Work to be completed - Give again, verbatim, the lines between the line that contains "Recreate this image" and the line that contains "minimum width=614pt] (b8)", counting both ends. Pictures are excluded from the copy.

Supplied records -

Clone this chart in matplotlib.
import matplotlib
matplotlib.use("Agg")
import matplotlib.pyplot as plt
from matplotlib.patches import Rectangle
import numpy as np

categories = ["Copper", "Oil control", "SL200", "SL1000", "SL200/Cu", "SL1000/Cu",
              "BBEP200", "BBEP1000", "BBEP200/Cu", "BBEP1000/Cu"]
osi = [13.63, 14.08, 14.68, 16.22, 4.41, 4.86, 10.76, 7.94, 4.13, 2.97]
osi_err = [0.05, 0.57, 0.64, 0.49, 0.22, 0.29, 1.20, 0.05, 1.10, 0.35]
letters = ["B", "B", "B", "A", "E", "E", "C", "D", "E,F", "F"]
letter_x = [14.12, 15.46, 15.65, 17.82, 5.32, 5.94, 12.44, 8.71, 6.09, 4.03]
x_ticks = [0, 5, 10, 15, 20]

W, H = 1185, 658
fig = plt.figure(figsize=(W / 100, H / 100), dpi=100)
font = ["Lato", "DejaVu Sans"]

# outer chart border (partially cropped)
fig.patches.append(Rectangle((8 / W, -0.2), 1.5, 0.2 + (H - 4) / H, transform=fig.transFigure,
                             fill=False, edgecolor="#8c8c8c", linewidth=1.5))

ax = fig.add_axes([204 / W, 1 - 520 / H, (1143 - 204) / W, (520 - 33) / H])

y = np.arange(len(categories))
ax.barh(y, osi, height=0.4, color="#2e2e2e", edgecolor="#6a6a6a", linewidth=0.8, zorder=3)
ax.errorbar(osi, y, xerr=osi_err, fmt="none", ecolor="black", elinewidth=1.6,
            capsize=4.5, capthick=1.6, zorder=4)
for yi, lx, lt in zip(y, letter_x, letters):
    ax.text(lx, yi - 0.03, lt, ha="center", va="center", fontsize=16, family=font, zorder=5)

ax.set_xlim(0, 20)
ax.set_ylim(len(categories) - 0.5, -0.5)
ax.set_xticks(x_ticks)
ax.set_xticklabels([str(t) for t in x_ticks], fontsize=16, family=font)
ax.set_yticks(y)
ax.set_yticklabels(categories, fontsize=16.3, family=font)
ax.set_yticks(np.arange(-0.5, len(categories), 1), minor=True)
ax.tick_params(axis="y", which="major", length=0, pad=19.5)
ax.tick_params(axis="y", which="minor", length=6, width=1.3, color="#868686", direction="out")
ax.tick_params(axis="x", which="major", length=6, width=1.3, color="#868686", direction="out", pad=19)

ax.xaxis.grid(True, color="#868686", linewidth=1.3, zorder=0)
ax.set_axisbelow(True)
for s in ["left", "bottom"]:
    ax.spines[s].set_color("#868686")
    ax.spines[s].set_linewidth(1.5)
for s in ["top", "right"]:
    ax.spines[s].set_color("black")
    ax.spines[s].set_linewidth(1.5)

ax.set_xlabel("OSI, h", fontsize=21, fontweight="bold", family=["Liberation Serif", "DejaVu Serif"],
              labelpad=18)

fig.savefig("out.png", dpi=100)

* * *

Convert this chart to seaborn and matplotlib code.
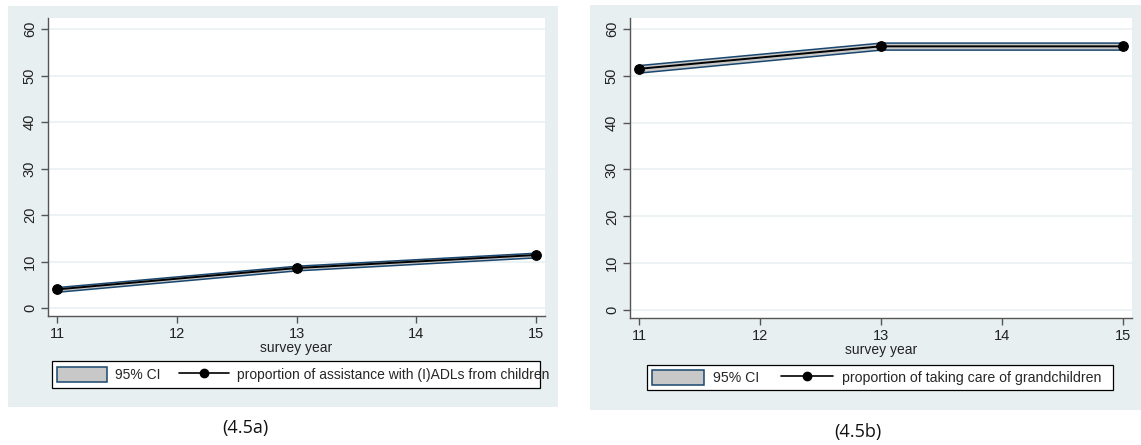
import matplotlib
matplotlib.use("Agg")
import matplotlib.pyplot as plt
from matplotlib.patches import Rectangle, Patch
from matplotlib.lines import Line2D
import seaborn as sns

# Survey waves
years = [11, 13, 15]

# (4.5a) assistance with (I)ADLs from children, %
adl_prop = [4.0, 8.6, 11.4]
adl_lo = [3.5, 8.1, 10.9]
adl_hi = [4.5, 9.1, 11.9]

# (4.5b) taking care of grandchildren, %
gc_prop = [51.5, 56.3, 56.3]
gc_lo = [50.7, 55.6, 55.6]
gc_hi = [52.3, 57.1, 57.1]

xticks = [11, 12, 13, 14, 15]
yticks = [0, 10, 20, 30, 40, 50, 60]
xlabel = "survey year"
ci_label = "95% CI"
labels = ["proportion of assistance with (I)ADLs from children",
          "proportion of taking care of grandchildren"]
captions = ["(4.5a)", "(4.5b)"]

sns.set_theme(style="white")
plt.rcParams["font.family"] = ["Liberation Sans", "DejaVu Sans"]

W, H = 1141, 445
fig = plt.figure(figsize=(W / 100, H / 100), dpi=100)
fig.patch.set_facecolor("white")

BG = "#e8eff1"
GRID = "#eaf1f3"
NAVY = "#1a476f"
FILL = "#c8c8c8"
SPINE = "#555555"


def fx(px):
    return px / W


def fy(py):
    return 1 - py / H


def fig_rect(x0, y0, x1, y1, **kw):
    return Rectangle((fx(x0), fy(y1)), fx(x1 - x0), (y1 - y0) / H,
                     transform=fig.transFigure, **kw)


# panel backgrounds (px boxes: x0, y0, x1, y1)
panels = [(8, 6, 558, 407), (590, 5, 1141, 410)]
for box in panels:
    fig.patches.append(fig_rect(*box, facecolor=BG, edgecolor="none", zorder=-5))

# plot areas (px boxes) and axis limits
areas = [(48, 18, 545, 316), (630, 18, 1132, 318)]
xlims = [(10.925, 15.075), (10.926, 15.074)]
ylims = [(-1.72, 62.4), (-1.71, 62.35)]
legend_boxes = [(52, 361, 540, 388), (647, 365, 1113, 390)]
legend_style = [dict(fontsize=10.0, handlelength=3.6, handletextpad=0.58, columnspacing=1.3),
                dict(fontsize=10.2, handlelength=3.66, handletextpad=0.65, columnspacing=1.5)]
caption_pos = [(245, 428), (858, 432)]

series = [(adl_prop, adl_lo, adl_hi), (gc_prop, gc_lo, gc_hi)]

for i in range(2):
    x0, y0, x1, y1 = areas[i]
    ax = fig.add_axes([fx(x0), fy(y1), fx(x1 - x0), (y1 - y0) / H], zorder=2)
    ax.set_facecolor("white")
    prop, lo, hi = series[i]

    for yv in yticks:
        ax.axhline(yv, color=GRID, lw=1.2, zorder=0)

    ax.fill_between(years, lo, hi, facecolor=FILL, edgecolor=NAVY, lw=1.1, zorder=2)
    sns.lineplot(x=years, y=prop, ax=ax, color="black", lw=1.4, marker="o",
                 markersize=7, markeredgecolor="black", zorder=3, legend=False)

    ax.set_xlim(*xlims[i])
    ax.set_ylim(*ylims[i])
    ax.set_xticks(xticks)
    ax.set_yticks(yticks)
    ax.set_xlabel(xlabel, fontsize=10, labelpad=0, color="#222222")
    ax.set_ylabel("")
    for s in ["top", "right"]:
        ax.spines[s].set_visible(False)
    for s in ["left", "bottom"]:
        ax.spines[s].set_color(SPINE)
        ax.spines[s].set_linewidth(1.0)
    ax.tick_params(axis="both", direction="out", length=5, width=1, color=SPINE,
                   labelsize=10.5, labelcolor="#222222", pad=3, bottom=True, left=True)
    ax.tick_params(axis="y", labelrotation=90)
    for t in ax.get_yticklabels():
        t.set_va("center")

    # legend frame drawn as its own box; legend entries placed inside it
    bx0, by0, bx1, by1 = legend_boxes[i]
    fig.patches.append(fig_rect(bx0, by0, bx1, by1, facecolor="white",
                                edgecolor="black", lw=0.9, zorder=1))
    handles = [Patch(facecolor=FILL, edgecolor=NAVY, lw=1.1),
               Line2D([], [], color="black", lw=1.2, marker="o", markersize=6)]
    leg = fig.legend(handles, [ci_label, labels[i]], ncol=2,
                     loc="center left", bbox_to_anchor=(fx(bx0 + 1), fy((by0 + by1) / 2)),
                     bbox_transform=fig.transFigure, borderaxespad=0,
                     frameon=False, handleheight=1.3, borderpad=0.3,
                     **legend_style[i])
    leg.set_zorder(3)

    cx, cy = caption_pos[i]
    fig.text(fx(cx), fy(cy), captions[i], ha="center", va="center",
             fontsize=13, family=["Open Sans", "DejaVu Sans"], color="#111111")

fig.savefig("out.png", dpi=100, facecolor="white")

--

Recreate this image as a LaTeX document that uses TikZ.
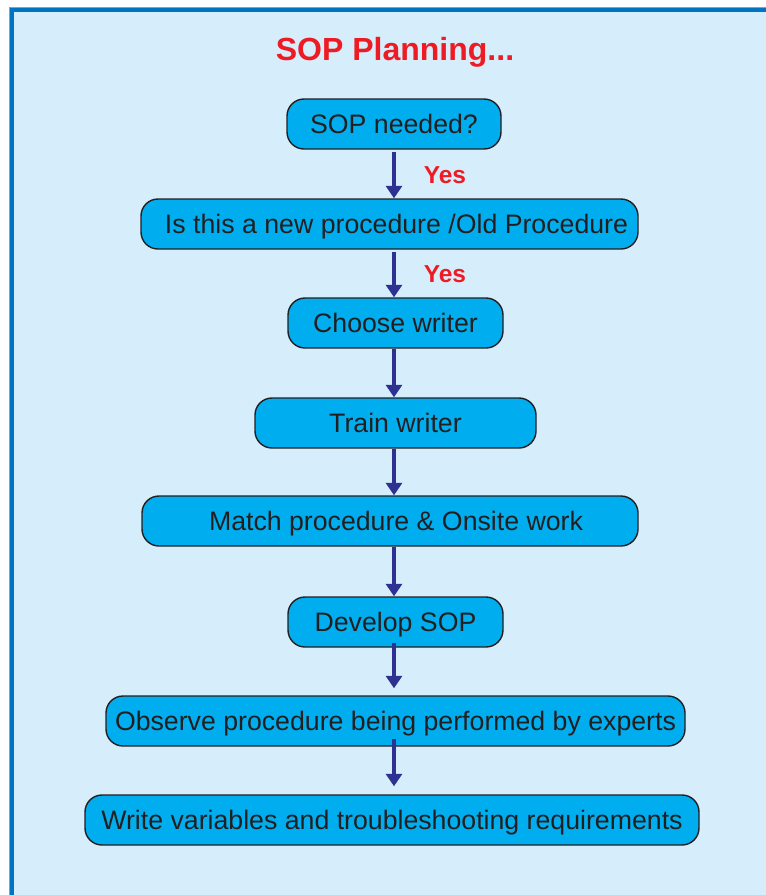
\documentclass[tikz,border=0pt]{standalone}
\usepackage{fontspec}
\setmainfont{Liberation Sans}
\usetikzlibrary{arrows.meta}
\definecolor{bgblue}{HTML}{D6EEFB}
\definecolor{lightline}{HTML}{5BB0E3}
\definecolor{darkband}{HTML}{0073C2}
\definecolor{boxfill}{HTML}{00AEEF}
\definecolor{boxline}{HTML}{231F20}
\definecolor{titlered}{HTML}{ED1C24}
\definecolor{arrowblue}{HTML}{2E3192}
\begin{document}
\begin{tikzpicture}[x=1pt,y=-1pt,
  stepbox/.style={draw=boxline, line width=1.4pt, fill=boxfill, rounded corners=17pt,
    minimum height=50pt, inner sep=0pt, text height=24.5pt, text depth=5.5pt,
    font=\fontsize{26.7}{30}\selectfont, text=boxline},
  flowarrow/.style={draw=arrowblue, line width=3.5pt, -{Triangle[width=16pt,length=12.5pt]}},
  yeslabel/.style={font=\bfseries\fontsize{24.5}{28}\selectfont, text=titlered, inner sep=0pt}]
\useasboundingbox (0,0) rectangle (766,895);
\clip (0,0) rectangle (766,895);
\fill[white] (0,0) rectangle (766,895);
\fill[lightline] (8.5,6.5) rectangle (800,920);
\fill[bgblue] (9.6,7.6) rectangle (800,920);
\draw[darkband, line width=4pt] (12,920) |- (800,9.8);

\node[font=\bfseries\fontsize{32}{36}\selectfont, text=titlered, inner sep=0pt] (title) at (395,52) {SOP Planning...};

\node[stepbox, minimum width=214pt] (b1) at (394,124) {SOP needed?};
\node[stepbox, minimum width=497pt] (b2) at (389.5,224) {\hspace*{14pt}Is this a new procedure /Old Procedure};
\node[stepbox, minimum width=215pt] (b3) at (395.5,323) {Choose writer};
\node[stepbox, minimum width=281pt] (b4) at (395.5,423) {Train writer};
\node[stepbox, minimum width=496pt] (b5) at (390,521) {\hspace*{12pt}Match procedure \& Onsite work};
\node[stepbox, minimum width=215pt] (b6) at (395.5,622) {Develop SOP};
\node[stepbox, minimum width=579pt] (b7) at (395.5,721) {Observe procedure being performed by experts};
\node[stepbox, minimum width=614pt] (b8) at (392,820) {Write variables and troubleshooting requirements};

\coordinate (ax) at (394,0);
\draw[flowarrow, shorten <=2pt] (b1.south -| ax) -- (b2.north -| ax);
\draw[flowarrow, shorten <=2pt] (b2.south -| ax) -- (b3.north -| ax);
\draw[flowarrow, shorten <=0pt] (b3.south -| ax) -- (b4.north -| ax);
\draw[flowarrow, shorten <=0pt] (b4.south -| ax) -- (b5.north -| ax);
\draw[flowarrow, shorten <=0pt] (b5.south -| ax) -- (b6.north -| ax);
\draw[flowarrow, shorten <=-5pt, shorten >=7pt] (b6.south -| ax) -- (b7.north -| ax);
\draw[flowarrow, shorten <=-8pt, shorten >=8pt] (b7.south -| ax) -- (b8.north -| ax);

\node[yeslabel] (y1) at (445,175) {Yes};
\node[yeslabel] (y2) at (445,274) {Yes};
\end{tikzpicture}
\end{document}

Final answer -
Recreate this image as a LaTeX document that uses TikZ.
\documentclass[tikz,border=0pt]{standalone}
\usepackage{fontspec}
\setmainfont{Liberation Sans}
\usetikzlibrary{arrows.meta}
\definecolor{bgblue}{HTML}{D6EEFB}
\definecolor{lightline}{HTML}{5BB0E3}
\definecolor{darkband}{HTML}{0073C2}
\definecolor{boxfill}{HTML}{00AEEF}
\definecolor{boxline}{HTML}{231F20}
\definecolor{titlered}{HTML}{ED1C24}
\definecolor{arrowblue}{HTML}{2E3192}
\begin{document}
\begin{tikzpicture}[x=1pt,y=-1pt,
  stepbox/.style={draw=boxline, line width=1.4pt, fill=boxfill, rounded corners=17pt,
    minimum height=50pt, inner sep=0pt, text height=24.5pt, text depth=5.5pt,
    font=\fontsize{26.7}{30}\selectfont, text=boxline},
  flowarrow/.style={draw=arrowblue, line width=3.5pt, -{Triangle[width=16pt,length=12.5pt]}},
  yeslabel/.style={font=\bfseries\fontsize{24.5}{28}\selectfont, text=titlered, inner sep=0pt}]
\useasboundingbox (0,0) rectangle (766,895);
\clip (0,0) rectangle (766,895);
\fill[white] (0,0) rectangle (766,895);
\fill[lightline] (8.5,6.5) rectangle (800,920);
\fill[bgblue] (9.6,7.6) rectangle (800,920);
\draw[darkband, line width=4pt] (12,920) |- (800,9.8);

\node[font=\bfseries\fontsize{32}{36}\selectfont, text=titlered, inner sep=0pt] (title) at (395,52) {SOP Planning...};

\node[stepbox, minimum width=214pt] (b1) at (394,124) {SOP needed?};
\node[stepbox, minimum width=497pt] (b2) at (389.5,224) {\hspace*{14pt}Is this a new procedure /Old Procedure};
\node[stepbox, minimum width=215pt] (b3) at (395.5,323) {Choose writer};
\node[stepbox, minimum width=281pt] (b4) at (395.5,423) {Train writer};
\node[stepbox, minimum width=496pt] (b5) at (390,521) {\hspace*{12pt}Match procedure \& Onsite work};
\node[stepbox, minimum width=215pt] (b6) at (395.5,622) {Develop SOP};
\node[stepbox, minimum width=579pt] (b7) at (395.5,721) {Observe procedure being performed by experts};
\node[stepbox, minimum width=614pt] (b8) at (392,820) {Write variables and troubleshooting requirements};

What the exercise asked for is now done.